The children, small sensitive creatures, were the first to sense my presence, and while terror could be seen in the eyes of the fleeing smaller ones, the older ones surrounded us and escorted us with circumspection to the huts.The few men and the women, sitting in a circle, were busy at their usual choirs, and did not interrupt their slow work when we arrived. I noticed the men were old or invalid, the youngsters were probably fishing at the river or maybe had gone to Akosombo, to spy on the strange manoeuvres of the yard. All those people had been informed on their destiny, but had greeted the news as a paradoxical prediction absolutely impossible to believe: the old village chief that spent every day sitting under his regal shed, laughed amused at the youngster’s stories that told him how the white men were wasting useless time in trying to empty the river by taking the river’s water from up hill and bringing down hill through a big tube. The same reaction was provoked by the dredging operations of the riverbed, in act at Akosombo. In the infinite wisdom given by age, the chief could reassure his people that the white men’s predictions would never come true. After the first astonished looks, the children gained confidence with the foreign guests and started touching the cameras, watches, accepting amazed, the little presents and some coins.
In the meantime the village life continued to flow all around us with the secular slowness of those who do not expect anything new if not the manifestation of natural events, without any possibility to modify their course The most common acts appeared almost ritual for the slow composure of the movement. The small society was organised according to the “clan” law. The chief is the father of everybody and everyone is his brother, he regulates every day’s life and administers justice, his wisdom given by age puts him above everybody else. He can look at the sky and foresee the arrival of rain and hurricanes, he can read in the bird’s flying. The manifestation of his power is given by his stillness.
A great wise man, a great chief, limits his acts to the essential. He saw our group arrive, but remained still, sitting and waiting for the due sign of respect. We looked at each other and talked, each one in his own language, holding each other’s hands. The children brought the coins we had given them: no one in the village owns property; everything is in common, only the chief can receive and later distribute. While this strange conversation and exchange of compliments was taking place, the village “giu-giu” tried to make us notice his presence and measure its power, he is the only force against which the chief is sometimes powerless, it is the strength of the unconscious, the force of magic that permeates their life. “Giu-giu” is the sorcerer, “giu-giu” is everything that our senses cannot perceive, everything that is beyond their comprehension but is true and real as the river, the forest and the rain.
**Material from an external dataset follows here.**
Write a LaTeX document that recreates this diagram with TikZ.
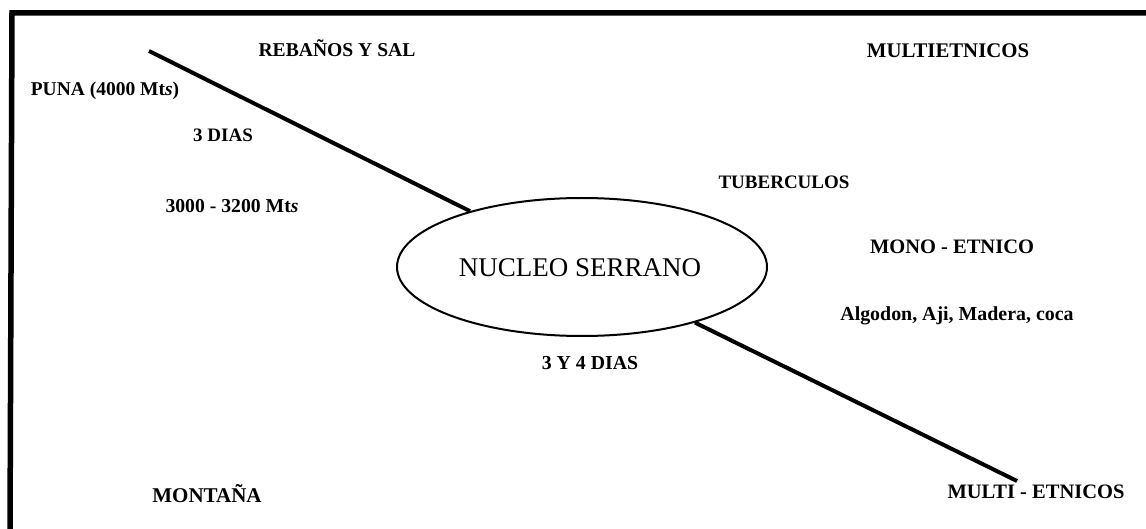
\documentclass[tikz,border=0pt]{standalone}
\usepackage{fontspec}
\setmainfont{Liberation Serif}
\usetikzlibrary{shapes.geometric}
\begin{document}
\begin{tikzpicture}[x=1pt,y=-1pt,
  lbl/.style={anchor=base,inner sep=0pt,font=\fontsize{#1}{#1}\selectfont\bfseries},
  lbl/.default=19,
  route/.style={line width=4pt},
  frame/.style={line width=5.5pt}]
\useasboundingbox (0,0) rectangle (1146,529);
\fill[white] (0,0) rectangle (1146,529);
% frame (top and left edges)
\coordinate (fTL) at (12,13);
\coordinate (fTR) at (1150,13);
\coordinate (fBL) at (10,533);
\draw[frame] (fTR) -- (fTL) -- (fBL);
% central ellipse
\node[ellipse,draw,line width=2pt,minimum width=370pt,minimum height=138pt,inner sep=0pt]
  (nucleo) at (582,267) {};
\node[anchor=base,inner sep=0pt,font=\fontsize{27}{27}\selectfont] (ntext) at (580,277) {NUCLEO SERRANO};
% routes
\coordinate (pStart) at (149,51);
\coordinate (mEnd) at (1017,481);
\draw[route] (pStart) -- (nucleo);
\draw[route] (nucleo) -- (mEnd);
% labels
\node[lbl=19.6] (rebanos) at (337,57) {REBAÑOS Y SAL};
\node[lbl=19.5] (puna) at (105,96) {PUNA (4000 Mt\textit{s})};
\node[lbl] (dias3) at (223,142) {3 DIAS};
\node[lbl=19.7] (alt) at (232,213) {3000 - 3200 Mt\textit{s}};
\node[lbl=20.8] (multi1) at (948,58) {MULTIETNICOS};
\node[lbl] (tuber) at (784,189) {TUBERCULOS};
\node[lbl=20.5] (mono) at (952,254) {MONO - ETNICO};
\node[lbl=19.9] (algodon) at (957,320) {Algodon, Aji, Madera, coca};
\node[lbl=19.8] (dias34) at (590,370) {3 Y 4 DIAS};
\node[lbl=21] (montana) at (207,502) {MONTAÑA};
\node[lbl=20.5] (multi2) at (1036,498) {MULTI - ETNICOS};
\end{tikzpicture}
\end{document}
In the indigenous’ soul there is no difference between what is happening, and what one would want to happen. While our visit proceeded, the few locals became fore us characters each with their story to tell.
A story of hardship and fight for survival in a hostile world, in extreme poverty of means and objects. The village was dying, its agony had began a long time before the white men had decided. The valid youngsters had already left long before, one by one they had gone south, attracted by a mysterious world and a new frenzy of life given by the pressing civilization. Those that remained were only the women, the children and the invalids that supported their handicap with serene fatalism, almost substituting resignation to unknown analgesics.
It was already late and the trip back on the river imposed or departure: a young women sitting with her baby on her lap had never moved and had continue to quietly watch the unexpected visitors. On her strangely beautiful face her eyes were sweet and gentle and followed us fearless and without curiosity. A primeval world was staring at us through her, whose roots dig in the most remote human origins. I stared at her for a long time before leaving, as if trying to catch a light of communication that would draw our two distant worlds together, trying to find a continuity of life in the village condemned by my same people. But she carried on looking at me as any other extraneous object, as if a common point of understanding would be absolutely impossible. That far away, detached and intense look has remained the last image of this unusual visit in one of the many villages that would disappear under the waters of the great lake. Down hill the works for the dam’s construction intensely continued and their noise, while our boat was on the way back, recalled me little by little to my modern man reality breaking the spell of a far away world of which I was lucky to catch a glimpse.